Four years later, Republican Silvio Conte, who had represented the huge First Congressional District for more than thirty years, died in office. When Conte had first been elected, the Massachusetts First was as safely Republican a district as you could find, but the entire area had been moving steadily leftward for two decades, Conte with it, and everyone knew that once he left the scene, the action would be in the Democratic primary. Olver announced for the job, as did Jim Collins, the only member of the State Legislature who had actually attended UMass. Olver was farther to the left, but he had cut down all the deciduous trees on Lots 1-4 before putting them on the market, and I was so mad at him that I voted for Collins. At least in Massachusetts, all politics really are local.

We found a local builder named Don Gross, who headed up a little construction company called Sundance Associates. Don put us on to an Amherst architect, Steve Woolf, who told Susie and me to make up a scrap book of pictures from magazines showing the sort of look and features we wanted in a design. Susie was a real estate agent in Chapel Hill, and had once seen a master bathroom with a circular shower that she loved, so she asked Steve to put that in. I had always wanted a vaulting ceiling, so Steve designed a living room with a twenty-two foot ceiling. For me, there would be a study with built in book shelves. For Susie, an octagonal study off the bedroom with a tray ceiling. We found some lovely tile in Chapel Hill, and had it shipped up. I found some more tile in Watertown and almost broke the springs on my car hauling it out to Pelham.

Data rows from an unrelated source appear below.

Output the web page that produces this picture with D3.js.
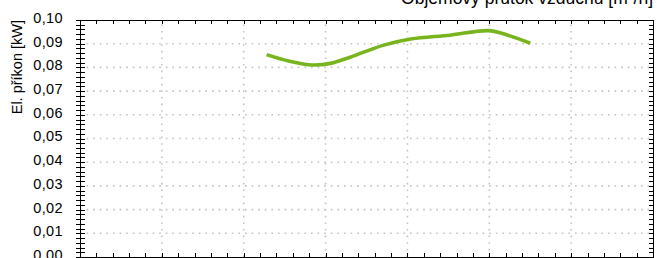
<!DOCTYPE html>
<meta charset="utf-8">
<head>
  <title>El. prikon</title>
</head>

<style>
body { margin: 0; background: #fff; }
text { font-family: "Liberation Sans", Arial, sans-serif; fill: #000; }
.grid line { stroke: #c4c4c4; stroke-width: 1.6; stroke-dasharray: 1.6,5; }
.curve { fill: none; stroke: #78b41e; stroke-width: 3.6; stroke-linecap: butt; }
</style>

<body>
  <svg width="657" height="258"></svg>

  <script src="https://cdnjs.cloudflare.com/ajax/libs/d3/7.8.5/d3.min.js"></script>
  <script>
// flow of air [m3/h] and electric input [kW]
var flow  = [114, 128, 142, 153, 165, 185, 202, 226, 250, 263, 275]
var power = [0.0854, 0.0826, 0.0810, 0.0817, 0.0843, 0.0893, 0.0920, 0.0936, 0.0955, 0.0932, 0.0902]

var yTicks = [0, 0.01, 0.02, 0.03, 0.04, 0.05, 0.06, 0.07, 0.08, 0.09, 0.10]
var xTicks = [0, 50, 100, 150, 200, 250, 300, 350]

var mLeft = 80, mRight = 653, mTop = 20, mBottom = 257

var svg = d3.select('svg')

var x = d3.scaleLinear().domain([0, 350]).range([mLeft, mRight])
var y = d3.scaleLinear().domain([0, 0.1]).range([mBottom, mTop])

// dotted grid
svg.append('g').attr('class', 'grid')
  .selectAll('line.h')
  .data(yTicks.slice(1, -1))
  .enter().append('line')
  .attr('x1', mLeft).attr('x2', mRight)
  .attr('y1', function(d) { return y(d) }).attr('y2', function(d) { return y(d) })

svg.append('g').attr('class', 'grid')
  .selectAll('line.v')
  .data(xTicks.slice(1, -1))
  .enter().append('line')
  .attr('y1', mBottom).attr('y2', mTop)
  .attr('x1', function(d) { return x(d) }).attr('x2', function(d) { return x(d) })

// the curve
var line = d3.line()
  .x(function(d, i) { return x(flow[i]) })
  .y(function(d) { return y(d) })
  .curve(d3.curveCatmullRom.alpha(0.5))

svg.append('path')
  .attr('class', 'curve')
  .attr('d', line(power))

// frame
svg.append('rect')
  .attr('x', mLeft + 0.5).attr('y', mTop + 0.5)
  .attr('width', mRight - mLeft).attr('height', mBottom - mTop)
  .attr('fill', 'none').attr('stroke', '#000').attr('stroke-width', 1)

var yMinor = d3.range(0, 0.1001, 0.002)
var xMinor = d3.range(0, 350.1, 10)

// left axis: ticks crossing the line
svg.append('g').selectAll('line')
  .data(yMinor)
  .enter().append('line')
  .attr('x1', mLeft - 4).attr('x2', mLeft + 5)
  .attr('y1', function(d) { return Math.round(y(d)) + 0.5 })
  .attr('y2', function(d) { return Math.round(y(d)) + 0.5 })
  .attr('stroke', '#000')

// right axis: inward ticks
svg.append('g').selectAll('line')
  .data(yMinor)
  .enter().append('line')
  .attr('x1', mRight - 4).attr('x2', mRight + 0.5)
  .attr('y1', function(d) { return Math.round(y(d)) + 0.5 })
  .attr('y2', function(d) { return Math.round(y(d)) + 0.5 })
  .attr('stroke', '#000')

// top and bottom: inward ticks
svg.append('g').selectAll('line')
  .data(xMinor)
  .enter().append('line')
  .attr('x1', function(d) { return Math.round(x(d)) + 0.5 })
  .attr('x2', function(d) { return Math.round(x(d)) + 0.5 })
  .attr('y1', mTop).attr('y2', mTop + 4)
  .attr('stroke', '#000')

svg.append('g').selectAll('line')
  .data(xMinor)
  .enter().append('line')
  .attr('x1', function(d) { return Math.round(x(d)) + 0.5 })
  .attr('x2', function(d) { return Math.round(x(d)) + 0.5 })
  .attr('y1', mBottom - 4).attr('y2', mBottom + 1)
  .attr('stroke', '#000')

// tick labels
svg.append('g').selectAll('text')
  .data(yTicks)
  .enter().append('text')
  .attr('x', mLeft - 17)
  .attr('y', function(d) { return y(d) })
  .attr('dy', '0.2em')
  .attr('text-anchor', 'end')
  .style('font-size', '14.5px')
  .style('letter-spacing', '0.4px')
  .text(function(d) { return d.toFixed(2).replace('.', ',') })

// axis titles
svg.append('text')
  .attr('transform', 'translate(22,' + mTop + ') rotate(-90)')
  .attr('text-anchor', 'end')
  .style('font-size', '14.5px')
  .text('El. příkon [kW]')

svg.append('text')
  .attr('x', mRight)
  .attr('y', 4)
  .attr('text-anchor', 'end')
  .style('font-size', '17.5px')
  .text('Objemový průtok vzduchu [m³/h]')
  </script>
</body>
</html>
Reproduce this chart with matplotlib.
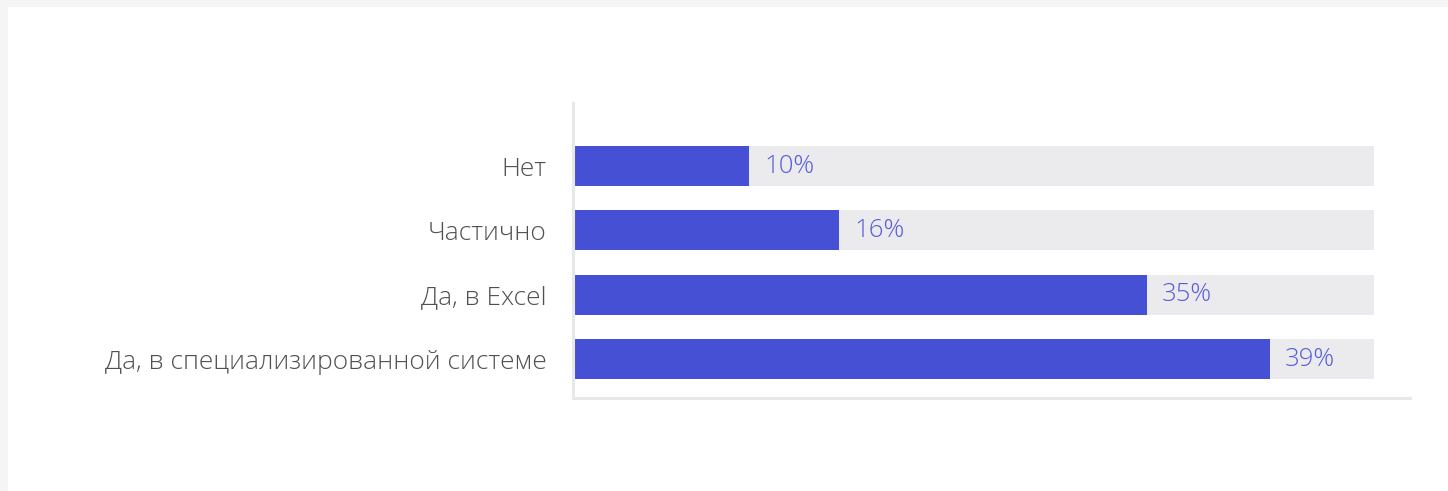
import matplotlib
matplotlib.use("Agg")
import matplotlib.pyplot as plt
from matplotlib.patches import Rectangle

# data
categories = ["Нет", "Частично", "Да, в Excel", "Да, в специализированной системе"]
bar_lengths = [21.9, 33.2, 71.6, 87.0]   # bar length as share of the grey track
pct_labels = ["10%", "16%", "35%", "39%"]
track_max = 100

bar_color = "#4650d5"
track_color = "#ebebee"
pct_color = "#555ddb"
label_color = "#505050"
spine_color = "#e8e8e8"

plt.rcParams["font.family"] = ["Open Sans", "DejaVu Sans"]

fig = plt.figure(figsize=(14.48, 4.91), dpi=100, facecolor="#f5f5f5")
# white card behind everything
fig.patches.append(Rectangle((8 / 1448, 0), 1 - 8 / 1448, 1 - 7 / 491,
                             transform=fig.transFigure, facecolor="white",
                             edgecolor="none", zorder=-10))

ax = fig.add_axes([573 / 1448, 1 - 398 / 491, (1410 - 573) / 1448, (398 - 103) / 491])
ax.set_facecolor("none")
ax.set_zorder(5)

ypos = list(range(len(categories)))
ax.barh(ypos, [track_max] * len(ypos), height=0.62, color=track_color, zorder=1)
ax.barh(ypos, bar_lengths, height=0.62, color=bar_color, zorder=2)

for y, v, t in zip(ypos, bar_lengths, pct_labels):
    ax.text(v + 1.9, y, t, va="center", ha="left", fontsize=18.5,
            color=pct_color, fontweight="light", zorder=3)

ax.set_yticks(ypos)
ax.set_yticklabels(categories, fontsize=19, color=label_color, fontweight="light")
ax.tick_params(axis="y", length=0, pad=19)
ax.set_xticks([])
ax.set_xlim(-0.1, 104.5)
ax.set_ylim(3.606, -0.98)

for s in ["top", "right"]:
    ax.spines[s].set_visible(False)
for s in ["left", "bottom"]:
    ax.spines[s].set_color(spine_color)
    ax.spines[s].set_linewidth(2.2)

fig.savefig("out.png", dpi=100, facecolor=fig.get_facecolor())
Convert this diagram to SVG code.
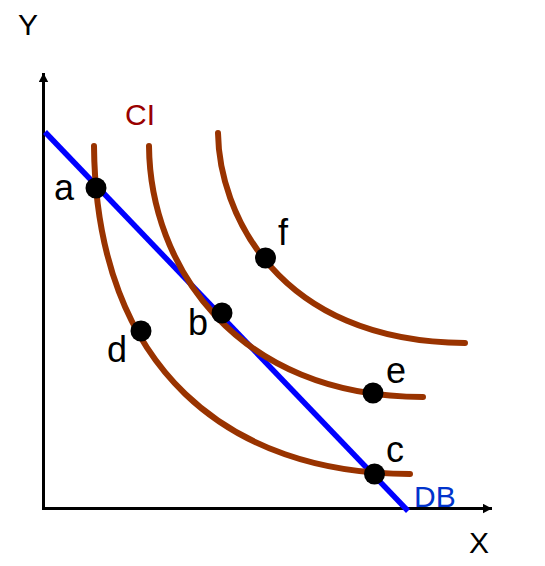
<svg xmlns="http://www.w3.org/2000/svg" width="545" height="566" viewBox="0 0 545 566">
<style>
.ax{stroke:#000;stroke-width:3;fill:none}
.ic{stroke:#993300;stroke-width:6;fill:none;stroke-linecap:round}
.db{stroke:#0000ff;stroke-width:5.5;fill:none}
.pt{fill:#000}
text{font-family:"Liberation Sans",Arial,sans-serif}
.lbl{font-size:36px;fill:#000;text-anchor:middle}
.axl{font-size:30px;fill:#000;text-anchor:middle}
</style>
<defs>
<marker id="arr" markerWidth="10" markerHeight="10" refX="9" refY="5" orient="auto" markerUnits="userSpaceOnUse">
<path d="M0,0.3 L9,5 L0,9.7 Z" fill="#000"/>
</marker>
</defs>
<rect width="545" height="566" fill="#fff"/>
<g id="connectors">
<line id="yaxis" class="ax" x1="43.5" y1="509" x2="43.5" y2="73" marker-end="url(#arr)"/>
<line id="xaxis" class="ax" x1="42" y1="508.5" x2="492" y2="508.5" marker-end="url(#arr)"/>
<line id="budget" class="db" x1="45" y1="132" x2="408" y2="511"/>
<path id="ci1" class="ic" d="M94,146 C96,370 230,474 410,474"/>
<path id="ci2" class="ic" d="M149,146 C150,265 235,397 423,397"/>
<path id="ci3" class="ic" d="M218,133 C219,210 275,342 465,343"/>
</g>
<g id="node-a"><circle class="pt" cx="96" cy="188" r="10.5"/><text class="lbl" x="64" y="200">a</text></g>
<g id="node-b"><circle class="pt" cx="222" cy="313" r="10.5"/><text class="lbl" x="198" y="335">b</text></g>
<g id="node-c"><circle class="pt" cx="374.5" cy="474" r="10.5"/><text class="lbl" x="395" y="462">c</text></g>
<g id="node-d"><circle class="pt" cx="141" cy="331" r="10.5"/><text class="lbl" x="117" y="362">d</text></g>
<g id="node-e"><circle class="pt" cx="373" cy="393" r="10.5"/><text class="lbl" x="396" y="383">e</text></g>
<g id="node-f"><circle class="pt" cx="265.5" cy="258" r="10.5"/><text class="lbl" x="283" y="245">f</text></g>
<g id="labels">
<text class="axl" x="28" y="35">Y</text>
<text class="axl" x="479" y="553">X</text>
<text x="125" y="125" font-size="30" fill="#990000">CI</text>
<text x="414" y="507" font-size="30" fill="#0033cc">DB</text>
</g>
</svg>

Well in advance, we set our wedding date for August 25th, as late as possible before the new school year to give Gross time to finish building our house. To no one's surprise except mine [I had never had a house built before], Sundance Associates were nowhere near finished as August approached. So Susie boarded her standard poodle, Jacques, and her cat, Kitty, and came north for the wedding. On Tuesday, August 25, 1987 [which, as it happens, was that year the Islamic New Year], we stood before the County Clerk in the Northampton Town Hall and swore our vows. Thirty-seven years after I wrote home from Harvard to tell my parents that Susie and I planned to be married, "but not right away," we were finally husband and wife.

7 comments:

andrEw said...

Since I've known you two were going to get married since one of your first couple posts, I cannot claim I am surprised, but I wanted to wait until this post to tell you how happy I am that she found her way back into your life.

Robert Paul Wolff said...

Thank you, Andrew. It saved my life! And here we are, twenty-four years later, about to celebrate our twenty-third wedding anniversary!

Marinus said...

In my continued role as Afrikaans speaker, I should point out that it's 'braai' and not 'braii'. But I have to say that your observations about the diet are entirely correct!

Robert Paul Wolff said...

Man ist was er isst, as we say. I will go into the post and try to find the incorrectly spelled words. Sigh, it is elementary schol all over again!

Pat said...

:)

Unknown said...

Bob, what a trip down memory lane! Thank you. Look for me on Facebook or www.mindny.org. Hope you are well.

Robert Paul Wolff said...

Dot, How wonderful to hear from you. Those were good times. Thanks for checking in!